GIVEN DATA
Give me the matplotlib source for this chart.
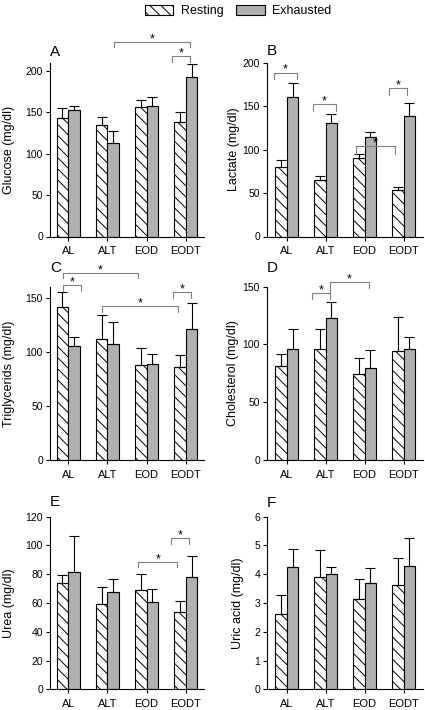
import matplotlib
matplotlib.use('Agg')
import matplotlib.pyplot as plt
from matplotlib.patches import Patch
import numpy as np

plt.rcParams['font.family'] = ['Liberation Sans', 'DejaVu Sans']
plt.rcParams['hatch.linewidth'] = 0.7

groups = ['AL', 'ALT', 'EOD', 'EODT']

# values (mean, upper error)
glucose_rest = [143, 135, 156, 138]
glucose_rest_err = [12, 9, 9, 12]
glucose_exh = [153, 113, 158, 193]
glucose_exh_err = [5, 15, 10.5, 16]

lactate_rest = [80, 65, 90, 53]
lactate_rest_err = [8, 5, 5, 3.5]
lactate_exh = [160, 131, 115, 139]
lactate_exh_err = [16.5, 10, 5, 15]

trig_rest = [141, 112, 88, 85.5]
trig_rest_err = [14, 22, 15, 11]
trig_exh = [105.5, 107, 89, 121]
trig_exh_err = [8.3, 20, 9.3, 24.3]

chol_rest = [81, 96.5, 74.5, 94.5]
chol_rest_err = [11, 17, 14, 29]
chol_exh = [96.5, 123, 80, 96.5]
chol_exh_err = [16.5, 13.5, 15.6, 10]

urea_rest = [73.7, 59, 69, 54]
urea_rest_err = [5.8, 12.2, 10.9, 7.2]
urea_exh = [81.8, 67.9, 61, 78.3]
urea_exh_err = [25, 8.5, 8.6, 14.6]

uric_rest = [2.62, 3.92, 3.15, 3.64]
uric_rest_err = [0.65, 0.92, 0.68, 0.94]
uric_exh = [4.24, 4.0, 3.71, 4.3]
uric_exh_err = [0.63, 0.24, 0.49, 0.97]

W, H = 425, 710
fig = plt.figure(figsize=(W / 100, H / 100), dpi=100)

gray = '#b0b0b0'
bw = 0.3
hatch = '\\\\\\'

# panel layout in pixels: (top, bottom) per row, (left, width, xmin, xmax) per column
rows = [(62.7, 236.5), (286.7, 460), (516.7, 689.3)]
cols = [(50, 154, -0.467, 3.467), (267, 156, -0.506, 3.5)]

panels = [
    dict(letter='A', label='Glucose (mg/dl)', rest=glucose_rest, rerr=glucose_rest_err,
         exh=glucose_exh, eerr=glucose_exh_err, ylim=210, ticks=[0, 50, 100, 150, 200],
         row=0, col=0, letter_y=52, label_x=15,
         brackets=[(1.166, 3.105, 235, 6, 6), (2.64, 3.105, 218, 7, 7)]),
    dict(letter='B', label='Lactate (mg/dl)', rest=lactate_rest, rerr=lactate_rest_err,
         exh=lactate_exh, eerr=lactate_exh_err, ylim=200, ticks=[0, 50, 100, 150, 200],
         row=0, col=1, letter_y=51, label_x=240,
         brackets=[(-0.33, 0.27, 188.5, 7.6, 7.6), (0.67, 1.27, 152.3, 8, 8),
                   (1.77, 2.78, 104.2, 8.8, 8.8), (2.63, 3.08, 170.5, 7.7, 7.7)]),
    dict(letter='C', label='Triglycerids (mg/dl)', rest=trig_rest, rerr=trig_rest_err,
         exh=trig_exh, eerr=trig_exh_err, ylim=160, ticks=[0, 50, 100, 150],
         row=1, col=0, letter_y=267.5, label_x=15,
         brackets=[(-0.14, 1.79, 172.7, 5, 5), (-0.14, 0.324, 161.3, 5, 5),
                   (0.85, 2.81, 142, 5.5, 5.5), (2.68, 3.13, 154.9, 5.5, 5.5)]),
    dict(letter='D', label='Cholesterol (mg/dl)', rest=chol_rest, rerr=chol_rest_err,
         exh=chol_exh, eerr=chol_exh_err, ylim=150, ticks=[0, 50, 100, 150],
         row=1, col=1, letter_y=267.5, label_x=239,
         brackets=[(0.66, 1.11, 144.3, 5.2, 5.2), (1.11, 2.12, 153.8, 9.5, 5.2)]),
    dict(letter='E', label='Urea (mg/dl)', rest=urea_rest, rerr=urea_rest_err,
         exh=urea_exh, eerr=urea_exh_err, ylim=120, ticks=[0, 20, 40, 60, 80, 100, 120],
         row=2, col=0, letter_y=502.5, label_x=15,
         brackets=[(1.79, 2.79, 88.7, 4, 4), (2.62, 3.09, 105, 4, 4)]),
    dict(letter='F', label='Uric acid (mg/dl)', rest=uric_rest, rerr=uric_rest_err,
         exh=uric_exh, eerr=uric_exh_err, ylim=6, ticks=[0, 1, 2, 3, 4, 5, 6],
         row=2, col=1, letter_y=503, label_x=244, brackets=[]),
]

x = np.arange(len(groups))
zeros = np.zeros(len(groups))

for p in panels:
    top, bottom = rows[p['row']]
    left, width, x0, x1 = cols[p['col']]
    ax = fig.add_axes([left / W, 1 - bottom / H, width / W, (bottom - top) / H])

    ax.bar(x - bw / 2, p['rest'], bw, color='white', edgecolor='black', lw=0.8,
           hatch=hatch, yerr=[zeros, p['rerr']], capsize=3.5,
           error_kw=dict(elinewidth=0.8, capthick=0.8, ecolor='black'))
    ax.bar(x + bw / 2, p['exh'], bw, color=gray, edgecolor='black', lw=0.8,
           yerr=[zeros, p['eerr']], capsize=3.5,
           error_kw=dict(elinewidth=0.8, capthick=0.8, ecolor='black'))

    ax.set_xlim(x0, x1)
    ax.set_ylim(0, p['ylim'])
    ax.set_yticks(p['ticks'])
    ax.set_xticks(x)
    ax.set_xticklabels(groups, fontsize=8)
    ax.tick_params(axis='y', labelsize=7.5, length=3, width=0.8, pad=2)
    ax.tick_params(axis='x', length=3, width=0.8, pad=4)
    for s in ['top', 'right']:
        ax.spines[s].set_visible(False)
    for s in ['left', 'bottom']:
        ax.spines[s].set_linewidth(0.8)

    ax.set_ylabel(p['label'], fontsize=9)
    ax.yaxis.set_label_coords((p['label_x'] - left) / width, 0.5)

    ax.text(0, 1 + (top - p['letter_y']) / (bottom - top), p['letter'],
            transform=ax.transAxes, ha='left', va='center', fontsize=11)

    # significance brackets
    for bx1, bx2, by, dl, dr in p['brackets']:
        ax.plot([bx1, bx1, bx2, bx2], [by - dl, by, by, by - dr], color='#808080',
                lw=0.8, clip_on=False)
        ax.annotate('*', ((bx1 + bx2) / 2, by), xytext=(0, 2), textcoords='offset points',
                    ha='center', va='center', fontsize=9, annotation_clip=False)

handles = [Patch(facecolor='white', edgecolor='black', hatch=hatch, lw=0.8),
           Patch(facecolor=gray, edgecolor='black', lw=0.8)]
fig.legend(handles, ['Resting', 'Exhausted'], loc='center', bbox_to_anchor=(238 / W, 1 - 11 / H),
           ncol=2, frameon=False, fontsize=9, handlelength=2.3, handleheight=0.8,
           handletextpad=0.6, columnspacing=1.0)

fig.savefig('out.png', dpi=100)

DIRECTIVE
List each line holding the string "matplotlib".

RIGHT ANSWER
Give me the matplotlib source for this chart.
import matplotlib
matplotlib.use('Agg')
import matplotlib.pyplot as plt
from matplotlib.patches import Patch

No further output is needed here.